[start]

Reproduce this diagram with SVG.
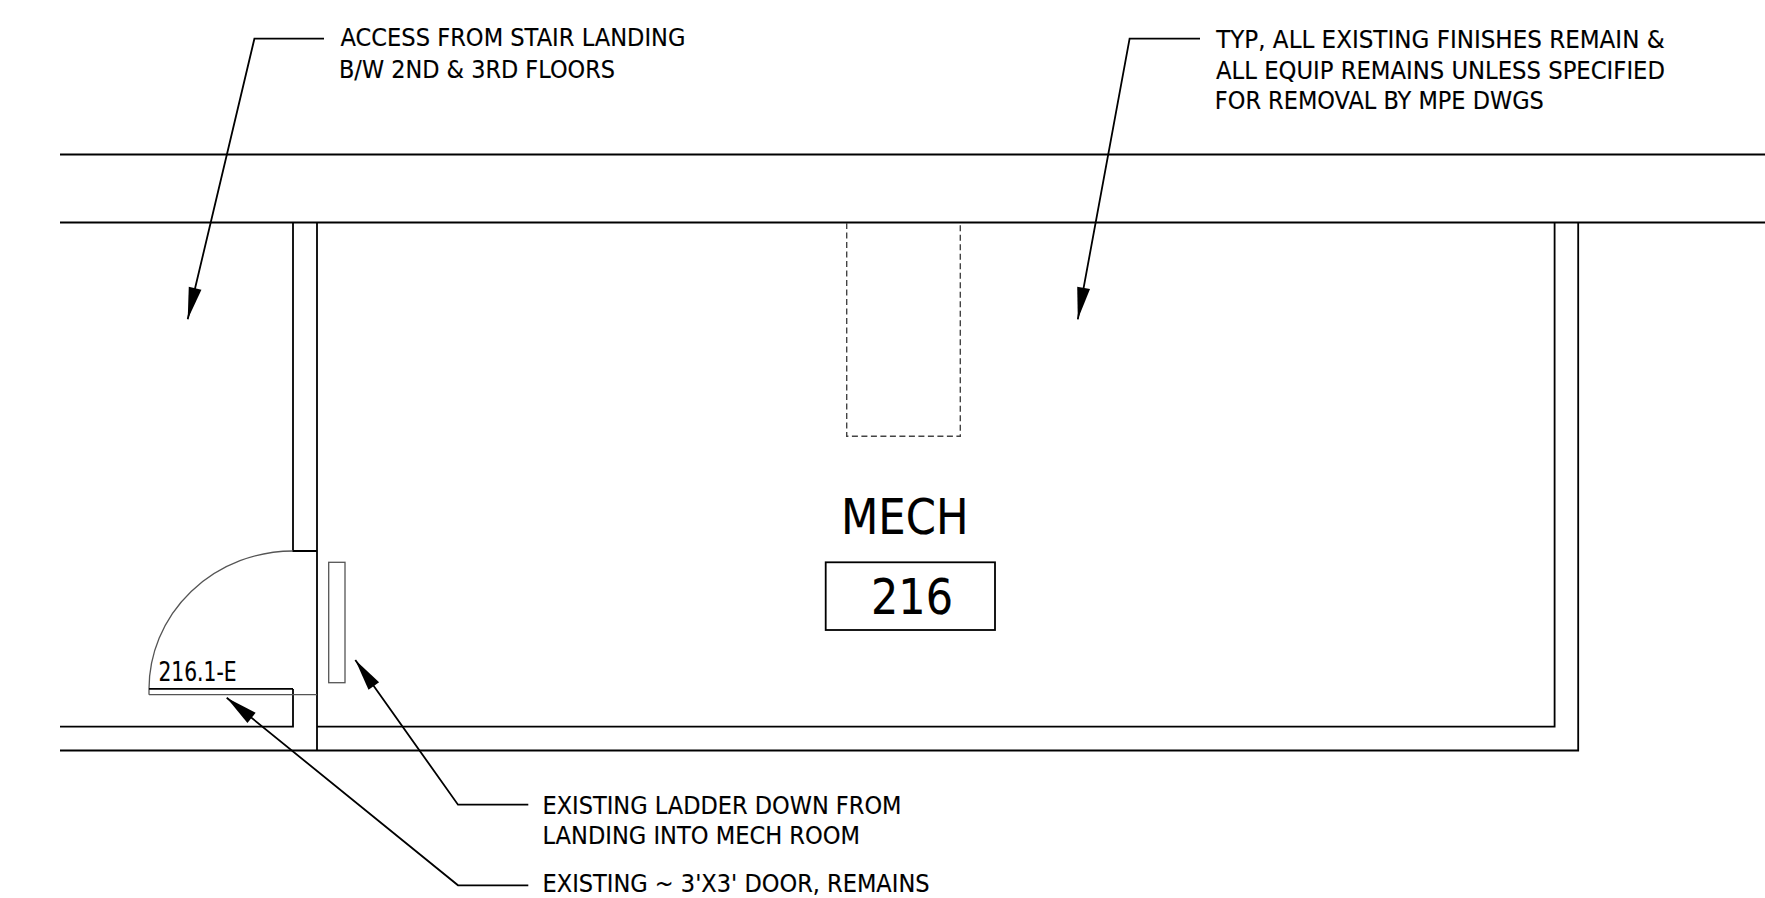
<svg xmlns="http://www.w3.org/2000/svg" width="1765" height="898" viewBox="0 0 1765 898">
<defs>
<marker id="head" markerUnits="userSpaceOnUse" markerWidth="34" markerHeight="16" refX="33" refY="8" orient="auto"><path d="M1 1.5 L33 8 L1 14.5 Z" fill="#000"/></marker>
</defs>
<style>
.w{fill:none;stroke:#000;stroke-width:1.8}
.t{fill:none;stroke:#555;stroke-width:1.3}
.d{fill:none;stroke:#444;stroke-width:1.4;stroke-dasharray:6 3.5}
.l{fill:none;stroke:#000;stroke-width:1.8;marker-end:url(#head)}
text{font-family:"DejaVu Sans","Liberation Sans",sans-serif;fill:#000;stroke:#000;stroke-width:.15;font-size:24px}
</style>
<rect width="1765" height="898" fill="#fff"/>
<g id="walls">
<path class="w" d="M60 154.5H1765M60 222.5H1765M293 222.5V551H317M317 222.5V750.5M60 726.7H293V689M317 726.7H1554.6V222.5M60 750.5H1578.2V222.5"/>
</g>
<g id="shaft"><path class="d" d="M846.7 223V436.3H960.3V223"/></g>
<g id="door">
<path class="t" d="M149 689A144 138 0 0 1 293 551M149 694.7V688.8M149 694.7H293M293 694.7H317"/>
<path class="w" d="M149 688.8H293"/>
<text x="158.5" y="681" style="font-size:27px" textLength="78" lengthAdjust="spacingAndGlyphs">216.1-E</text>
</g>
<g id="ladder"><rect class="t" x="328.7" y="562.3" width="16.3" height="120.4"/></g>
<g id="room">
<text x="841" y="534" style="font-size:49px" textLength="127.5" lengthAdjust="spacingAndGlyphs">MECH</text>
<rect class="w" x="825.7" y="562.3" width="169.3" height="67.7"/>
<text x="871" y="613.5" style="font-size:50px" textLength="82" lengthAdjust="spacingAndGlyphs">216</text>
</g>
<g id="connectors">
<polyline class="l" points="324,38.7 254.4,38.7 187.7,319.3"/>
<polyline class="l" points="1200,38.7 1129.6,38.7 1077.8,319.3"/>
<polyline class="l" points="528.3,804.7 458,804.7 355.3,660"/>
<polyline class="l" points="528.3,885.3 458,885.3 226.7,697.7"/>
</g>
<g id="note-access">
<text x="340.5" y="46.2" textLength="345" lengthAdjust="spacingAndGlyphs">ACCESS FROM STAIR LANDING</text>
<text x="339" y="77.8" textLength="276" lengthAdjust="spacingAndGlyphs">B/W 2ND &amp; 3RD FLOORS</text>
</g>
<g id="note-typ">
<text x="1216.2" y="48.2" textLength="448.5" lengthAdjust="spacingAndGlyphs">TYP, ALL EXISTING FINISHES REMAIN &amp;</text>
<text x="1216" y="78.8" textLength="449" lengthAdjust="spacingAndGlyphs">ALL EQUIP REMAINS UNLESS SPECIFIED</text>
<text x="1214.8" y="109" textLength="329" lengthAdjust="spacingAndGlyphs">FOR REMOVAL BY MPE DWGS</text>
</g>
<g id="note-ladder">
<text x="542.5" y="814.3" textLength="359" lengthAdjust="spacingAndGlyphs">EXISTING LADDER DOWN FROM</text>
<text x="542.5" y="844.3" textLength="317.5" lengthAdjust="spacingAndGlyphs">LANDING INTO MECH ROOM</text>
</g>
<g id="note-door">
<text x="542.5" y="892.2" textLength="387" lengthAdjust="spacingAndGlyphs">EXISTING ~ 3'X3' DOOR, REMAINS</text>
</g>
</svg>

[end]

*EXERCISE TASK*: Write out the material above once more, exactly as it reads, with no pictures.

*WORKED SOLUTION*:
Reproduce this diagram with SVG.
<svg xmlns="http://www.w3.org/2000/svg" width="1765" height="898" viewBox="0 0 1765 898">
<defs>
<marker id="head" markerUnits="userSpaceOnUse" markerWidth="34" markerHeight="16" refX="33" refY="8" orient="auto"><path d="M1 1.5 L33 8 L1 14.5 Z" fill="#000"/></marker>
</defs>
<style>
.w{fill:none;stroke:#000;stroke-width:1.8}
.t{fill:none;stroke:#555;stroke-width:1.3}
.d{fill:none;stroke:#444;stroke-width:1.4;stroke-dasharray:6 3.5}
.l{fill:none;stroke:#000;stroke-width:1.8;marker-end:url(#head)}
text{font-family:"DejaVu Sans","Liberation Sans",sans-serif;fill:#000;stroke:#000;stroke-width:.15;font-size:24px}
</style>
<rect width="1765" height="898" fill="#fff"/>
<g id="walls">
<path class="w" d="M60 154.5H1765M60 222.5H1765M293 222.5V551H317M317 222.5V750.5M60 726.7H293V689M317 726.7H1554.6V222.5M60 750.5H1578.2V222.5"/>
</g>
<g id="shaft"><path class="d" d="M846.7 223V436.3H960.3V223"/></g>
<g id="door">
<path class="t" d="M149 689A144 138 0 0 1 293 551M149 694.7V688.8M149 694.7H293M293 694.7H317"/>
<path class="w" d="M149 688.8H293"/>
<text x="158.5" y="681" style="font-size:27px" textLength="78" lengthAdjust="spacingAndGlyphs">216.1-E</text>
</g>
<g id="ladder"><rect class="t" x="328.7" y="562.3" width="16.3" height="120.4"/></g>
<g id="room">
<text x="841" y="534" style="font-size:49px" textLength="127.5" lengthAdjust="spacingAndGlyphs">MECH</text>
<rect class="w" x="825.7" y="562.3" width="169.3" height="67.7"/>
<text x="871" y="613.5" style="font-size:50px" textLength="82" lengthAdjust="spacingAndGlyphs">216</text>
</g>
<g id="connectors">
<polyline class="l" points="324,38.7 254.4,38.7 187.7,319.3"/>
<polyline class="l" points="1200,38.7 1129.6,38.7 1077.8,319.3"/>
<polyline class="l" points="528.3,804.7 458,804.7 355.3,660"/>
<polyline class="l" points="528.3,885.3 458,885.3 226.7,697.7"/>
</g>
<g id="note-access">
<text x="340.5" y="46.2" textLength="345" lengthAdjust="spacingAndGlyphs">ACCESS FROM STAIR LANDING</text>
<text x="339" y="77.8" textLength="276" lengthAdjust="spacingAndGlyphs">B/W 2ND &amp; 3RD FLOORS</text>
</g>
<g id="note-typ">
<text x="1216.2" y="48.2" textLength="448.5" lengthAdjust="spacingAndGlyphs">TYP, ALL EXISTING FINISHES REMAIN &amp;</text>
<text x="1216" y="78.8" textLength="449" lengthAdjust="spacingAndGlyphs">ALL EQUIP REMAINS UNLESS SPECIFIED</text>
<text x="1214.8" y="109" textLength="329" lengthAdjust="spacingAndGlyphs">FOR REMOVAL BY MPE DWGS</text>
</g>
<g id="note-ladder">
<text x="542.5" y="814.3" textLength="359" lengthAdjust="spacingAndGlyphs">EXISTING LADDER DOWN FROM</text>
<text x="542.5" y="844.3" textLength="317.5" lengthAdjust="spacingAndGlyphs">LANDING INTO MECH ROOM</text>
</g>
<g id="note-door">
<text x="542.5" y="892.2" textLength="387" lengthAdjust="spacingAndGlyphs">EXISTING ~ 3'X3' DOOR, REMAINS</text>
</g>
</svg>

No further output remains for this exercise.